Bauhaus heute: Erbe und Fortsetzung
Die Prinzipien des Bauhaus sind heute aktueller denn je. In Zeiten des Klimawandels und der Urbanisierung bietet die Bauhaus-Philosophie wichtige Ansätze:
- Nachhaltigkeit: Die Betonung der Funktionalität führt zu ressourcenschonenden Entwürfen
- Flexibilität: Offene Grundrisse ermöglichen anpassungsfähige Nutzungen
- Präfabrikation: Industrielle Bauweisen reduzieren Kosten und Bauzeit
- Interdisziplinarität: Die Verbindung verschiedener Disziplinen führt zu ganzheitlichen Lösungen
Moderne Architekten wie David Chipperfield, Diener & Diener oder Caruso St John zeigen, wie Bauhaus-Prinzipien in zeitgenössische Architektur übersetzt werden können, ohne dabei in bloße Nachahmung zu verfallen.
Kritik und Diskussion
Trotz des enormen Einflusses blieb das Bauhaus nicht ohne Kritik. Hauptkritikpunkte sind:
Soziale Kälte
Kritiker bemängeln, dass die strenge Funktionalität zu "kalten" und "unmenschlichen" Räumen führe, die soziale Bedürfnisse vernachlässigen.
Monotonie
Die Vereinheitlichung von Formen und Materialien habe zu einer Verarmung der architektonischen Vielfalt geführt.
Kontextlosigkeit
Die universellen Prinzipien berücksichtigen oft nicht lokale Traditionen und klimatische Besonderheiten.
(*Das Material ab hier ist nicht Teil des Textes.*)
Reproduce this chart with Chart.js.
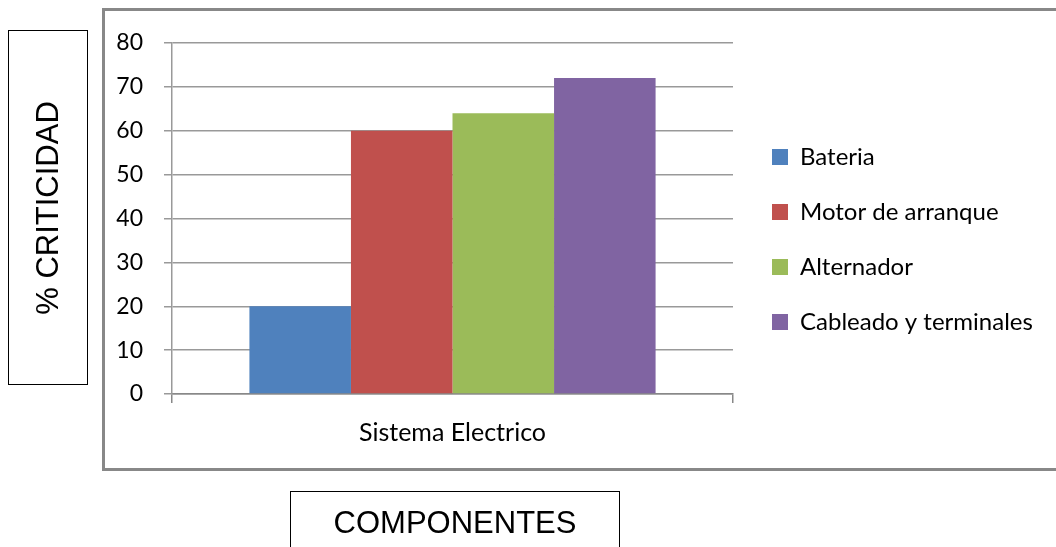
<!DOCTYPE html>
<html>
<head>
<meta charset="utf-8">
<script src="https://cdn.jsdelivr.net/npm/chart.js@4"></script>
<style>
  html, body { margin: 0; padding: 0; background: #fff; }
  body { width: 1056px; height: 547px; overflow: hidden; position: relative; }
  .frame { position: absolute; left: 102px; top: 8px; width: 1000px; height: 457px; border: 3px solid #888; }
  .wrap { position: absolute; left: 0; top: 0; width: 1056px; height: 547px; }
  .ybox { position: absolute; left: 8px; top: 30px; width: 78px; height: 353px; border: 1.5px solid #000; }
  .ybox span { position: absolute; left: 50%; top: 50%; transform: translate(-50%, -50%) rotate(-90deg);
    white-space: nowrap; font: 31px "Liberation Sans", Arial, sans-serif; color: #000; }
  .xbox { position: absolute; left: 290px; top: 491px; width: 328px; height: 80px; border: 1.5px solid #000;
    font: 31px "Liberation Sans", Arial, sans-serif; color: #000; text-align: center; line-height: 62px; }
</style>
</head>
<body>
<div class="frame"></div>
<div class="wrap"><canvas id="barChart"></canvas></div>
<div class="ybox"><span>% CRITICIDAD</span></div>
<div class="xbox">COMPONENTES</div>
<script>
var categories = ["Sistema Electrico"];
var seriesNames = ["Bateria", "Motor de arranque", "Alternador", "Cableado y terminales"];
var seriesValues = [20, 60, 64, 72];
var seriesColors = ["#4F81BD", "#C0504D", "#9BBB59", "#8064A2"];
var yMax = 80;
var yStep = 10;

// legend sits to the right of the plot, outside the chart area
var legendPlacement = {
  id: "legendPlacement",
  afterLayout: function (chart) {
    var lg = chart.legend;
    lg.left = 741;
    lg.right = 1056;
    lg.top = 114;
    lg.bottom = 547;
    lg.width = lg.right - lg.left;
    lg.height = lg.bottom - lg.top;
  },
};

var ctx = document.getElementById("barChart").getContext("2d");
var myChart = new Chart(ctx, {
  type: "bar",
  data: {
    labels: categories,
    datasets: seriesNames.map(function (name, i) {
      return {
        label: name,
        data: [seriesValues[i]],
        backgroundColor: seriesColors[i],
        borderWidth: 0,
        categoryPercentage: 0.724,
        barPercentage: 1,
      };
    }),
  },
  options: {
    responsive: true,
    maintainAspectRatio: false,
    animation: false,
    layout: { padding: { left: 100, top: 43, right: 323, bottom: 0 } },
    plugins: {
      tooltip: { enabled: false },
      legend: {
        position: "chartArea",
        align: "start",
        labels: {
          font: { family: "Lato", size: 24 },
          color: "#000",
          boxWidth: 16,
          boxHeight: 16,
          padding: 31,
        },
      },
    },
    scales: {
      x: {
        afterFit: function (scale) { scale.height = 153; },
        grid: { drawOnChartArea: false, tickLength: 9, color: "#888", lineWidth: 1.5, offset: true },
        border: { color: "#888", width: 1.5 },
        ticks: { font: { family: "Lato", size: 25 }, color: "#000", padding: 15 },
      },
      y: {
        min: 0,
        max: yMax,
        afterFit: function (scale) { scale.width = 72; },
        grid: { tickLength: 8, color: "#999", lineWidth: 1.5 },
        border: { color: "#999", width: 1.5 },
        ticks: { stepSize: yStep, font: { family: "Lato", size: 23 }, color: "#000", padding: 21 },
      },
    },
  },
  plugins: [legendPlacement],
});
</script>
</body>
</html>
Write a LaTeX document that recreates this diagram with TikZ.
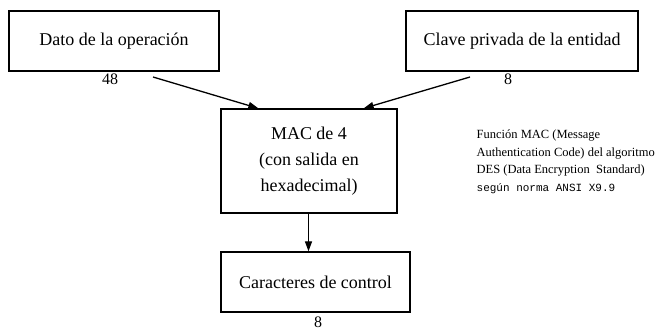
\documentclass[tikz,border=0pt]{standalone}
\usepackage{fontspec}
\setmainfont{Liberation Serif}
\setmonofont{Liberation Mono}
\usetikzlibrary{arrows.meta,calc}
\begin{document}
\begin{tikzpicture}[x=1pt, y=-1pt, >={Triangle[length=10pt,width=7pt]}, line width=1.3pt,
    caja/.style={draw, inner sep=0pt, align=center, font=\fontsize{18}{26}\selectfont},
    cifra/.style={inner sep=1pt, font=\fontsize{16}{16}\selectfont},
    nota/.style={align=left, inner sep=0pt, font=\fontsize{12.5}{17.5}\selectfont}]
    \useasboundingbox (0,0) rectangle (664,336);

    % ----------- entradas -----------
    \node[caja, minimum width=210pt, minimum height=60pt] (dato) at (114,41) {Dato de la operación};
    \node[caja, minimum width=232pt, minimum height=60pt] (clave) at (522,41) {Clave privada de la entidad};
    \node[cifra, anchor=north] (ldato) at (110,72) {48};
    \node[cifra, anchor=north] (lclave) at (508,72) {8};

    % ----------- función MAC -----------
    \node[caja, minimum width=176pt, minimum height=104pt] (mac) at (309,161)
        {MAC de 4\\(con salida en\\hexadecimal)};
    \node[nota, anchor=west] (nota) at (476,162)
        {Función MAC (Message\\Authentication Code) del algoritmo\\DES (Data Encryption\ \ Standard)\\
         {\fontsize{11}{17.5}\selectfont\ttfamily según norma ANSI X9.9}};

    % ----------- salida -----------
    \node[caja, minimum width=189pt, minimum height=60pt] (ctl) at (315.5,282) {Caracteres de control};
    \node[cifra, anchor=north] (lctl) at (318,315) {8};

    % ----------- flechas -----------
    \coordinate (s1) at (153,77);
    \coordinate (s2) at (470,77);
    \coordinate (e1) at ($(mac.north west)+(38,0)$);
    \coordinate (e2) at ($(mac.north east)+(-34,0)$);
    \draw[->] (s1) -- (e1);
    \draw[->] (s2) -- (e2);
    \draw[->] (mac.south -| ctl.north) ++(-7,0) coordinate (s3) -- (s3 |- ctl.north);
\end{tikzpicture}
\end{document}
Diese Kritikpunkte haben zu einer Weiterentwicklung der modernen Architektur geführt, die Bauhaus-Prinzipien mit regionalen Traditionen und sozialen Bedürfnissen verbindet.
Fazit: Ein bleibendes Erbe
Das Bauhaus hat die Architektur des 20. und 21. Jahrhunderts nachhaltig geprägt. Seine Prinzipien – Form folgt Funktion, Klarheit der Konstruktion, Integration von Kunst und Technik – sind heute selbstverständlicher Teil der architektonischen Sprache.
Für angehende Architekten und Bauherren bietet das Bauhaus wertvolle Lektionen: Es zeigt, wie durchdachte Gestaltung sowohl ästhetisch ansprechend als auch funktional sein kann. Gleichzeitig mahnt es zur Vorsicht vor doktrinärer Anwendung seiner Prinzipien.
Die deutsche Architektur verdankt dem Bauhaus ihre internationale Ausstrahlung. Von Berlin bis München, von privaten Wohnhäusern bis zu öffentlichen Gebäuden – überall finden sich Spuren dieser revolutionären Bewegung, die vor über 100 Jahren begann und bis heute nachwirkt.